As regulators implement a laundry list of new enforcement techniques in the healthcare reform law, their goal is not only to discourage individual crimes, but to alter the whole value proposition for healthcare fraudsters.
Agencies unveil new fraud-detection procedures
“In combination, the ACA's new enforcement authorities and tools will help change the calculus undertaken by criminals when deciding whether to target Medicare and Medicaid by increasing the risk of prompt detection and the certainty of punishment,” HHS Inspector General Daniel Levinson said in written comments to a house subcommittee last week, referencing the Patient Protection and Affordable Care Act.
However, the new fraud-detection activities could require more work and expense and, in some cases, personal intrusion on the part of legitimate healthcare providers.
That includes fingerprinting and criminal background checks for executives in charge of new home healthcare and durable medical-equipment agencies, which are categorized as high-risk for fraud by the CMS. And that may include CEOs of hospitals who start new home healthcare agencies, as is expected to become more common in coming years.
The new rules would also make it easier for the CMS to suspend Medicare payments in cases where credible allegations of fraud are presented and to halt new enrollees in geographic areas or service lines seeing suspicious levels of activity. Independent diagnostic and outpatient rehab facilities and hospices—seen as moderate fraud risks—would be open to unannounced site inspections, along with DME and home healthcare agencies.
Regulators say individual hospitals are at only limited risk of submitting fraudulent claims and therefore would be subject only to licensure and regulatory verifications.
“The government wants to send a message that enforcement is robust,” said Keith Halleland, a partner with Minneapolis' Halleland Habicht and general counsel of the Health Care Compliance Association. “The federal government has been focused on fraud and abuse issues, and with healthcare reform we are just getting deeper and deeper into that.”
The CMS last week released 187 pages of proposed regulations to implement the enhanced enforcement requirements spelled out in the reform law. The agency is soliciting comments through Nov. 16 and intends to implement the new rules for Medicare, Medicaid and the Children's Health Insurance Program on March 23, 2011.
Investigators say fraud is a major problem. The Government Accountability Office designated Medicare a “high risk” program back in 1990 and last year reported that nearly 8% of the 4.5 million claims per day it processes were improper, totaling about $24 billion in 2009. Improper payments include outright fraud where no services were rendered as well as inflated bills and unintentional duplicate payments.

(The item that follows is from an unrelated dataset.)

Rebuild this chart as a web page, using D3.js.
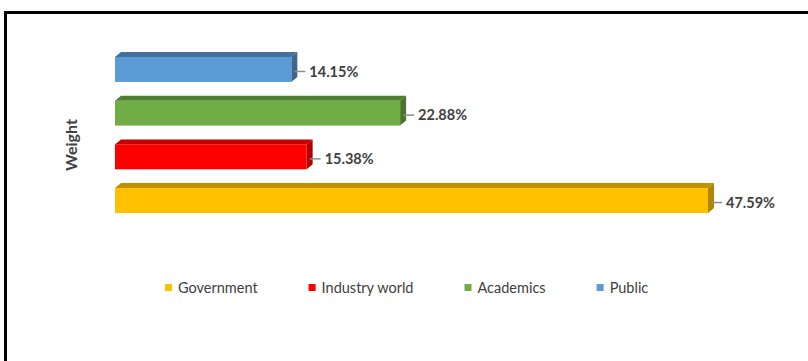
<!DOCTYPE html>
<html>
<head>
<meta charset="utf-8">
<script src="https://cdn.jsdelivr.net/npm/d3@7"></script>
<style>
  body { margin: 0; background: #fff; }
  svg { display: block; font-family: Lato, "Open Sans", sans-serif; }
</style>
</head>
<body>
<svg id="chart" width="808" height="361"></svg>
<script>
// data, top to bottom as drawn
const categories = ["Public", "Academics", "Industry world", "Government"];
const weights = [14.15, 22.88, 15.38, 47.59];
const legendOrder = ["Government", "Industry world", "Academics", "Public"];

const front = {"Public": "#5b9bd5", "Academics": "#70ad47", "Industry world": "#ff0000", "Government": "#ffc000"};
const top3d = {"Public": "#41719c", "Academics": "#507e32", "Industry world": "#c00000", "Government": "#bf9000"};
const side3d = {"Public": "#3a6690", "Academics": "#4a742e", "Industry world": "#b00000", "Government": "#b08500"};

const svg = d3.select("svg#chart");
const depthX = 6, depthY = 5;

// frame
svg.append("path")
  .attr("d", "M5.5,361 L5.5,12.5 L808,12.5")
  .attr("fill", "none")
  .attr("stroke", "#000")
  .attr("stroke-width", 3);

const x = d3.scaleLinear().domain([0, 47.59]).range([115, 708]);
const y = d3.scaleBand().domain(categories).range([57, 213]).paddingInner(0.43).paddingOuter(0);

const bars = svg.append("g").selectAll("g")
  .data(categories)
  .join("g");

bars.each(function(c, i) {
  const g = d3.select(this);
  const x0 = x(0), x1 = x(weights[i]);
  const y0 = y(c), h = y.bandwidth();

  g.append("polygon")
    .attr("points", [[x0, y0], [x0 + depthX, y0 - depthY], [x1 + depthX, y0 - depthY], [x1, y0]].join(" "))
    .attr("fill", top3d[c]);
  g.append("polygon")
    .attr("points", [[x1, y0], [x1 + depthX, y0 - depthY], [x1 + depthX, y0 + h - depthY], [x1, y0 + h]].join(" "))
    .attr("fill", side3d[c]);
  g.append("rect")
    .attr("x", x0).attr("y", y0)
    .attr("width", x1 - x0).attr("height", h)
    .attr("fill", front[c]);

  // leader + label
  const cy = y0 + h / 2 + 2;
  g.append("line")
    .attr("x1", x1 + 3).attr("x2", x1 + 14)
    .attr("y1", cy).attr("y2", cy)
    .attr("stroke", "#8c8c8c").attr("stroke-width", 1.5);
  g.append("text")
    .attr("x", x1 + 18)
    .attr("y", cy)
    .attr("dy", "0.35em")
    .attr("font-size", 14.5)
    .attr("font-weight", "bold")
    .attr("fill", "#404040")
    .text(weights[i].toFixed(2) + "%");
});

// axis title
svg.append("text")
  .attr("transform", "translate(77,145) rotate(-90)")
  .attr("text-anchor", "middle")
  .attr("font-size", 16)
  .attr("font-weight", "bold")
  .attr("fill", "#404040")
  .text("Weight");

// legend, laid out with an even gap after each label
const leg = svg.append("g").attr("transform", "translate(165,288)");
let lx = 0;
legendOrder.forEach(d => {
  const item = leg.append("g").attr("transform", "translate(" + lx + ",0)");
  item.append("rect")
    .attr("x", 0).attr("y", -4)
    .attr("width", 7).attr("height", 7)
    .attr("fill", front[d]);
  const t = item.append("text")
    .attr("x", 13).attr("y", 0)
    .attr("dy", "0.35em")
    .attr("font-size", 14.5)
    .attr("fill", "#404040")
    .text(d);
  lx += 13 + t.node().getComputedTextLength() + 51;
});
</script>
</body>
</html>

“It's targeted toward pockets of criminal fraud, and hopefully it diminishes the number of people who attempt fraud. Will it completely end it? Probably not. There's always dishonest people,” said Shawn DeGroot, vice president of corporate responsibility at Regional Health, which operates five hospitals from its Rapid City, S.D., headquarters. “The government is trying to get in front and be proactive.”
In particular, home healthcare agencies and sellers of durable medical equipment, prosthetics, orthotics and supplies will find far more difficulty in obtaining and revalidating their Medicare provider numbers.
“So much of the problem we've been experiencing is the ease of getting a provider number,” HHS' Levinson said Sept. 22 in his testimony to the House Energy and Commerce Health Subcommittee. “Too often in the modern era the government doesn't know who it's doing business with.”
That's why the CMS is proposing to screen home healthcare agencies and DME suppliers by getting fingerprints from and doing background checks on the owners, delegated officials or managing employees of providers and suppliers in those categories.
Although stand-alone home healthcare agencies are seen as nexuses of fraud, industry experts expect home healthcare to become an increasingly common service offered by hospitals trying to reduce the use of costly acute care in their buildings— which means hospital and system CEOs could find themselves submitting to criminal background checks and fingerprinting.
“I think we're going to see that's part of the reality of healthcare right now. That's certainly part of the reality of healthcare reform,” Halleland said.